All Clear for Euro Clearing?
EU bureaucracy was cited by many as a key driver of the Brexit vote. It is ironic then that, following the ‘Leave’ vote, the complexity of the EU machine is perhaps all that shields the City of London from the loss of its Euro denominated clearing business, worth an estimated €600bn – €1tn per year. This is fortunate as the withdrawal of the business to the continent, as called for by many European leaders (including French President François Hollande), would strike yet another blow at domestic markets struggling to stabilise following the historic referendum.
In a recent interview with the Financial Times, Xavier Rolet, Chief Executive of the London Stock Exchange Group (LSE), noted that moving the business, “would require an [EU] treaty change. An EU treaty change is not an easy thing.” He added that whilst a treaty change, “is not impossible…, for the moment, there is no immediate threat from that standpoint.”
However, as prominent Europhiles (representatives of the European Central Bank among them) continue to call for the repatriation of Euro denominated clearing into the Eurozone, complacency is not advised. If post-Brexit Britain is to keep this lucrative business it will need to ensure that it remains attractive in an increasingly competitive and perhaps hostile marketplace.

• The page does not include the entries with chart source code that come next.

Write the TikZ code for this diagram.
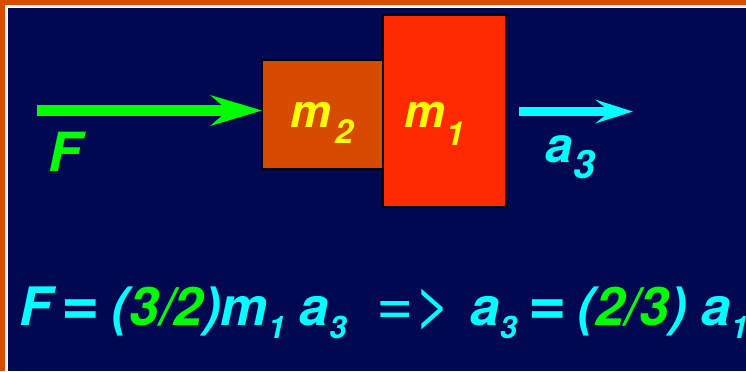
\documentclass[tikz,border=0pt]{standalone}
\usepackage{fontspec}
\setmainfont{TeX Gyre Heros}
\usetikzlibrary{arrows.meta}
\definecolor{bgnavy}{RGB}{0,8,80}
\definecolor{frameor}{RGB}{217,75,0}
\definecolor{boxtwo}{RGB}{214,75,0}
\definecolor{boxone}{RGB}{255,42,0}
\definecolor{ylw}{RGB}{255,255,0}
\definecolor{grn}{RGB}{0,255,0}
\definecolor{cyn}{RGB}{0,255,255}
\newcommand\mysub[6]{{\fontsize{#2bp}{#2bp}\selectfont #1}\hspace{#6bp}\raisebox{-#5bp}{\fontsize{#4bp}{#4bp}\selectfont #3}}
\newcommand\esub[1]{\raisebox{-13bp}{\fontsize{31bp}{31bp}\selectfont #1}}
\newcommand\eqsign{{\fontsize{66bp}{66bp}\selectfont\upshape =}}
\tikzset{
  mass/.style={draw=black, line width=2.5bp, inner sep=0pt, outer sep=0pt},
  lab/.style={anchor=base west, inner sep=0pt, outer sep=0pt, font=\bfseries\itshape},
}
\begin{document}
\begin{tikzpicture}[x=1bp,y=-1bp]
\useasboundingbox (0,0) rectangle (746,371);
% frame
\fill[frameor] (0,0) rectangle (746,371);
\fill[white] (5.3,5.3) rectangle (746,371);
\fill[bgnavy] (7.5,7.5) rectangle (746,371);
% boxes
\node[mass, fill=boxtwo, minimum width=121bp, minimum height=109bp] (m2) at (322.5,114.5) {};
\node[mass, fill=boxone, minimum width=123bp, minimum height=192bp] (m1) at (444.5,111) {};
% box labels
\node[lab, text=ylw] (m2lab) at (290,127) {\mysub{m}{46}{2}{33}{16}{4}};
\node[lab, text=ylw] (m1lab) at (404,127) {\mysub{m}{46}{1}{33}{18}{1}};
% force arrow
\coordinate (Fs) at (37,110.5);
\draw[grn, line width=10.5bp, -{Stealth[length=52bp,width=31bp,inset=18bp,line width=0pt]}] (Fs) -- (Fs -| m2.west);
\node[lab, text=grn] (Flab) at (48,171) {\fontsize{54bp}{54bp}\selectfont F};
% acceleration arrow
\coordinate (as) at (519,111.5);
\coordinate (ae) at (633,111.5);
\draw[cyn, line width=8.5bp, -{Stealth[length=38bp,width=24bp,inset=15bp,line width=0pt]}] (as) -- (ae);
\node[lab, text=cyn] (alab) at (545,162) {\mysub{a}{49}{3}{39}{16}{1}};
% equation
\node[lab, text=cyn] (eq) at (19,325) {\fontsize{53bp}{53bp}\selectfont
F\hspace{10bp}\eqsign\hspace{12bp}(\textcolor{grn}{3/2})m\esub{1} a\esub{3}\hspace{30bp}{\fontsize{64bp}{64bp}\selectfont\mdseries\upshape =>}\hspace{19bp}a\esub{3}\hspace{11bp}\eqsign\hspace{11bp}(\textcolor{grn}{2/3}) a\esub{1}};
\end{tikzpicture}
\end{document}
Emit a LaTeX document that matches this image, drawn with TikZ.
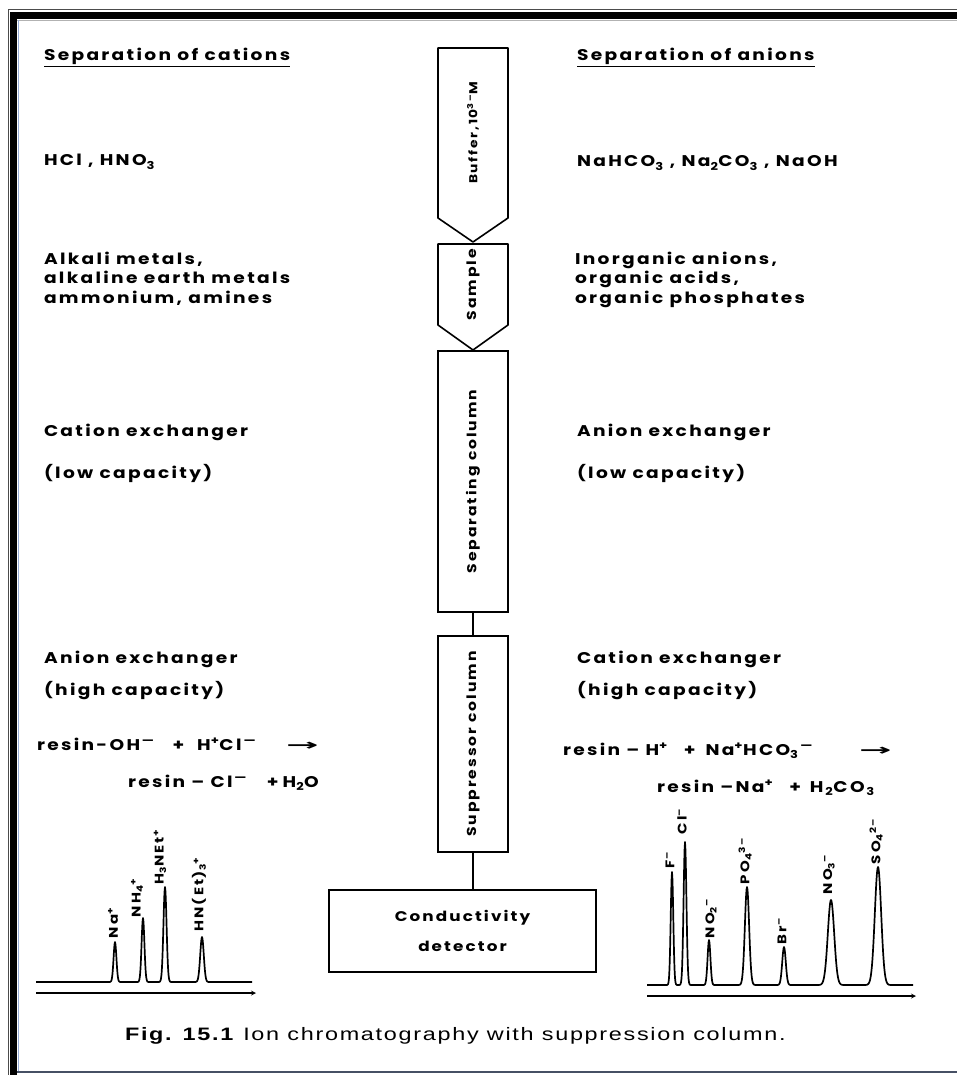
\documentclass[tikz,border=0pt]{standalone}
\usepackage{fontspec}
\setmainfont{Liberation Sans}
\newfontfamily\labfont{Poppins}[LetterSpace=15,FakeStretch=1.2]
\newfontfamily\capfont{Liberation Sans}[LetterSpace=9.5,FakeStretch=1.3]
\newfontfamily\arrfont{DejaVu Sans}[FakeStretch=1.8]
\newfontfamily\longarrfont{DejaVu Sans}[FakeStretch=2.5]
\newcommand{\yields}{{\arrfont\bfseries →}}
\newcommand{\longyields}{{\longarrfont\bfseries →}}
\usetikzlibrary{positioning,calc,arrows}
\definecolor{edgeblue}{RGB}{150,172,214}
\definecolor{slate}{RGB}{70,80,100}

\begin{document}
\begin{tikzpicture}
[
   x=1pt, y=-1pt,
   thick,
   declare function={pk(\px,\pc,\pw)=exp(-min(abs((\px-\pc)/\pw),6)^2);},
   every node/.style={inner sep=0pt, outer sep=0pt}
]

\tikzset{lab/.style = {font=\labfont\bfseries\fontsize{15.5}{19.5}\selectfont, anchor=base west, align=left}}
\tikzset{colbox/.style = {draw, line width=1.6pt, minimum width=70pt, font=\labfont\bfseries\fontsize{13}{15}\selectfont}}
\tikzset{pipe/.style = {line width=1.6pt, line join=round}}
\tikzset{peak/.style = {font=\labfont\bfseries\fontsize{12.5}{14}\selectfont, rotate=90, anchor=west}}
\tikzset{trace/.style = {line width=1.7pt, line join=round}}
\tikzset{axis/.style = {->, >=stealth, line width=1.2pt}}

\useasboundingbox (0,0) rectangle (957,1075);

% frame
\draw[line width=0.8pt, black!70] (957,9) -- (8,9) -- (8,1075);
\fill[black] (10,12) rectangle (957,19);
\fill[black] (10,12) rectangle (17,1075);
\draw[gray!60, line width=0.8pt] (17,20) -- (957,20);
\draw[edgeblue, line width=1.6pt] (18.5,20) -- (18.5,1071);
\draw[slate, line width=2pt] (17,1072) -- (957,1072);

% columns
\node[colbox, draw=none, minimum height=170pt, font=\labfont\bfseries\fontsize{11.5}{13}\selectfont] (buf) at (473,133) {\rotatebox{90}{Buffer,\,10\textsuperscript{3\textendash}M}};
\node[colbox, draw=none, minimum height=81pt] (smp) at (473,284.5) {\rotatebox{90}{Sample}};
\node[colbox, minimum height=261pt] (sep) at (473,481.5) {\rotatebox{90}{Separating column}};
\node[colbox, minimum height=216pt] (sup) at (473,744) {\rotatebox{90}{Suppressor column}};
\node[colbox, minimum width=267pt, minimum height=82pt, align=center,
      font=\labfont\bfseries\fontsize{14}{30}\selectfont] (det) at (462.5,931) {Conductivity\\detector};

\draw[pipe] (buf.north west) -- (buf.north east) -- (buf.south east)
   -- ([yshift=-24pt]buf.south) -- (buf.south west) -- cycle;
\draw[pipe] (smp.north west) -- (smp.north east) -- (smp.south east)
   -- ([yshift=-25pt]smp.south) -- (smp.south west) -- cycle;
\draw[pipe] (sep) -- (sup);
\draw[pipe] (sup.south) -- (sup.south |- det.north);

% cations
\node[lab] (ct) at (44,61) {\underline{Separation of cations}};
\node[lab] (ce) at (44,166) {HCl , HNO\textsubscript{3}};
\node[lab, anchor=north west] (cs) at (44,252) {Alkali metals,\\alkaline earth metals\\ammonium, amines};
\node[lab] (cx) at (44,436) {Cation exchanger};
\node[lab] (cx2) at (44,478) {(low capacity)};
\node[lab] (cy) at (44,663) {Anion exchanger};
\node[lab] (cy2) at (44,695) {(high capacity)};
\node[lab] (cr) at (37,750) {resin-OH\textsuperscript{\,\textemdash}\hspace{18pt}+\hspace{13pt}H\textsuperscript{+}C\,l\textsuperscript{\,\textemdash}\hspace{30pt}\longyields};
\node[lab] (cr2) at (128,787) {resin \textendash\ Cl\textsuperscript{\,\textemdash}\hspace{20pt}+\hspace{4pt}H\textsubscript{2}O};

% anions
\node[lab] (at) at (577,61) {\underline{Separation of anions}};
\node[lab] (ae) at (577,167) {NaHCO\textsubscript{3} , Na\textsubscript{2}CO\textsubscript{3} , NaOH};
\node[lab, anchor=north west] (as) at (575,252) {Inorganic anions,\\organic acids,\\organic phosphates};
\node[lab] (ax) at (577,436) {Anion exchanger};
\node[lab] (ax2) at (577,478) {(low capacity)};
\node[lab] (ay) at (577,663) {Cation exchanger};
\node[lab] (ay2) at (577,695) {(high capacity)};
\node[lab] (ar) at (563,755) {resin \textendash\ H\textsuperscript{+}\hspace{16pt}+\hspace{10pt}Na\textsuperscript{+}HCO\textsubscript{3}\textsuperscript{\,\textemdash}\hspace{46pt}\longyields};
\node[lab] (ar2) at (657,792) {resin \textendash Na\textsuperscript{+}\hspace{16pt}+\hspace{9pt}H\textsubscript{\,2}C\,O\textsubscript{\,3}};

% chromatogram, cations
\coordinate (l0) at (36,993);
\coordinate (l1) at (256,993);
\draw[axis] (l0) -- (l1);
\draw[trace] plot[domain=36:252, samples=433]
   (\x,{982-40*pk(\x,115,2)-64*pk(\x,143,2)-95*pk(\x,165,2.2)-45*pk(\x,202,2.5)});
\node[peak] (pna) at (113,938) {Na\textsuperscript{+}};
\node[peak] (pnh) at (137,917) {NH\textsubscript{4}\textsuperscript{+}};
\node[peak] (pne) at (160,884) {H\textsubscript{3}NEt\textsuperscript{+}};
\node[peak] (pte) at (199,931) {HN(Et)\textsubscript{3}\textsuperscript{+}};

% chromatogram, anions
\coordinate (r0) at (647,996);
\coordinate (r1) at (916,996);
\draw[axis] (r0) -- (r1);
\draw[trace] plot[domain=647:913, samples=533]
   (\x,{985-113*pk(\x,672,1.8)-143*pk(\x,685,2)-45*pk(\x,709,2)-98*pk(\x,747,3)
        -38*pk(\x,784,2.5)-85*pk(\x,831,4.5)-118*pk(\x,878,4.5)});
\node[peak] (pf) at (670,868) {F\textsuperscript{\textendash}};
\node[peak] (pcl) at (682,834) {Cl\textsuperscript{\textendash}};
\node[peak] (pno2) at (711,938) {NO\textsubscript{2}\textsuperscript{\textendash}};
\node[peak] (ppo) at (745,884) {PO\textsubscript{4}\textsuperscript{3\textendash}};
\node[peak] (pbr) at (782,944) {Br\textsuperscript{\textendash}};
\node[peak] (pno3) at (829,894) {NO\textsubscript{3}\textsuperscript{\textendash}};
\node[peak] (pso) at (876,864) {SO\textsubscript{4}\textsuperscript{2\textendash}};

% caption
\node[anchor=base west, font=\capfont\fontsize{18}{20}\selectfont] (cap) at (125,1040)
   {\textbf{Fig. 15.1} Ion chromatography with suppression column.};
\end{tikzpicture}
\end{document}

For now, banks should remain vigilant. Whilst there is no immediate threat, a change in the locality of Euro denominated clearing could have a significant impact on the operating models of banks, perhaps triggering the need for an assessment of clearing models per product. Clearing houses would also be impacted as banks would need to re-evaluate the suitability of existing memberships and may favour the offerings of other providers should their models change.